(With apologies to Edwin Starr.)
Today's FT has an editorial expressing fear that border taxes in relation to carbon content, if implemented by jurisdictions like the U.S. and E.U., would start a trade war. The FT thinks it's dangerous and dumb to risk trade war. The FT, probably rightly, predicts a lot of litigation. During the litigation, it would be interesting to see whether Article 23 DSU could suppress retaliation and escalation. After litigation concludes, it would be interesting to see whether illegal measures are withdrawn.

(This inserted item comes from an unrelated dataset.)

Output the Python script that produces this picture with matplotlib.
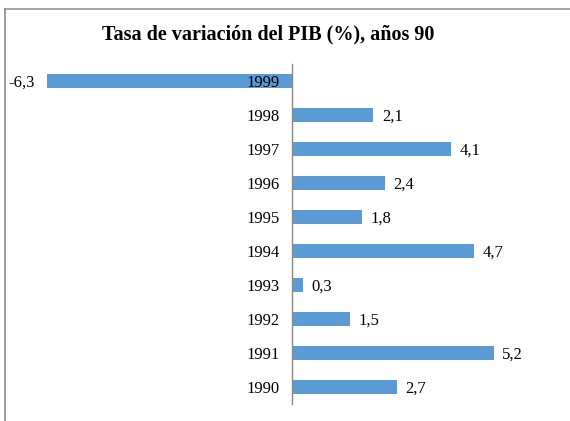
import matplotlib
matplotlib.use("Agg")
import matplotlib.pyplot as plt
from matplotlib.lines import Line2D

years = ["1990", "1991", "1992", "1993", "1994", "1995", "1996", "1997", "1998", "1999"]
values = [2.7, 5.2, 1.5, 0.3, 4.7, 1.8, 2.4, 4.1, 2.1, -6.3]
value_labels = ["2,7", "5,2", "1,5", "0,3", "4,7", "1,8", "2,4", "4,1", "2,1", "-6,3"]
title = "Tasa de variación del PIB (%), años 90"

W, H = 570, 421
fig = plt.figure(figsize=(W / 100, H / 100), dpi=100)
plt.rcParams['font.family'] = ['Liberation Serif', 'DejaVu Serif']

# border (chart area frame)
fig.add_artist(Line2D([5 / W, 1.0], [1 - 9 / H, 1 - 9 / H], transform=fig.transFigure,
                      color="#a6a6a6", lw=1.5))
fig.add_artist(Line2D([5 / W, 5 / W], [0, 1 - 9 / H], transform=fig.transFigure,
                      color="#8c8c8c", lw=1.2))

left_px, right_px = 47, 525
top_px, bot_px = 64, 404
ax = fig.add_axes([left_px / W, 1 - bot_px / H, (right_px - left_px) / W, (bot_px - top_px) / H])

pos = list(range(len(years)))
ax.barh(pos, values, height=0.4, color="#5b9bd5")
ax.set_xlim(-6.3, 6.0)
ax.set_ylim(-0.5, len(years) - 0.5)

ax.spines['left'].set_position(('data', 0))
ax.spines['left'].set_color("#888888")
ax.spines['left'].set_linewidth(1.0)
for s in ['top', 'right', 'bottom']:
    ax.spines[s].set_visible(False)
ax.set_xticks([])
ax.set_yticks(pos)
ax.set_yticklabels(years, fontsize=12)
ax.tick_params(axis='y', length=0, pad=9)

for p, v, lab in zip(pos, values, value_labels):
    if v >= 0:
        ax.annotate(lab, (v, p), xytext=(6, -1), textcoords='offset points',
                    ha='left', va='center', fontsize=12)
    else:
        ax.annotate(lab, (v, p), xytext=(-9, -1), textcoords='offset points',
                    ha='right', va='center', fontsize=12)

fig.text(268 / W, 1 - 34 / H, title, ha='center', va='center', fontsize=14.5, fontweight='bold')

fig.savefig("out.png", dpi=100)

But my main question is whether throwing down the border tax gauntlet would be such a bad idea. If the U.S. and E.U. are able to avoid a protectionist level of border taxes, and come up with something that is objectively defensible, perhaps unilateral action could disturb the equilibrium of inaction. Unilateral action might promote multilateralism, as occurred in the establishment of the TRIPS and the DSU in response to the U.S. Special 301 and Section 301 laws. Now, especially with respect to TRIPS, we might find the distributive consequences unattractive, and the distributive consequences of coercing China and India through border taxes might be equally unappealing. But I am more sanguine than the FT that a true trade war might be avoided even if the U.S. and E.U. move to border taxes, and I wonder what else that is politically feasible could cause China and India to contribute to a solution. It looks as though without a contribution from India and China, it will be difficult to get much of a contribution from the U.S., and the dominoes fall from there.
Interestingly, the FT concludes by suggesting that as long as border taxes are only a threat they might be OK. However, the distinction between a trade war and a real war is that a real war usually results in more deaths than peace, while a trade war might actually result in fewer deaths than peace. Indeed, as Edwin Starr might ask today, "Trade war, what is it bad for?" Say it again.